Environmentalist Bill Mollison has even gone as far as to warn of the potential increase in soil erosion caused by large numbers shifting to a vegetarian diet. Coupled with the fact that grazing occurs primarily on native ecosystems that contain a far higher level of biodiversity than croplands. Indeed, the implementation of techniques necessary in growing vegan food to feed the human population are just as damaging to the environment as an efficient animal farming system. With environmental damage on both sides we are brought back to a moral choice between animals and fellow humans. The pure impracticality of veganism on any sort of scale leaves the world with a choice between backing an industry essential for the growth of countries that are yet to develop fully, and starvation. Call me a heartless, inhuman, murdering animal abuser if you must, but my choice will always be humanity.
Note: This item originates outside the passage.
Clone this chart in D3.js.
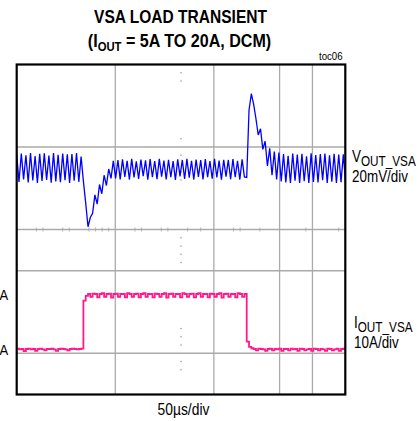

People quite rightly point to the cruelty within the food industry. Such issues gave rise to organic animal farming, which are by all accounts more sustainable and humane. Veganism undermines such developments by insisting on bypassing the industry altogether and importing produce grown in other countries, thus destroying the organic farming industry within Britain.

For anyone in doubt it is worth reading George Monbiot’s (a British environmental activist) public denouncement of veganism. He is very critical of the current food system but proposes that if farming is done properly the case for veganism is not only worse for the environment but also merely stepping aside to let wasteful, cruel processes take control of an industry where they are at their most damaging.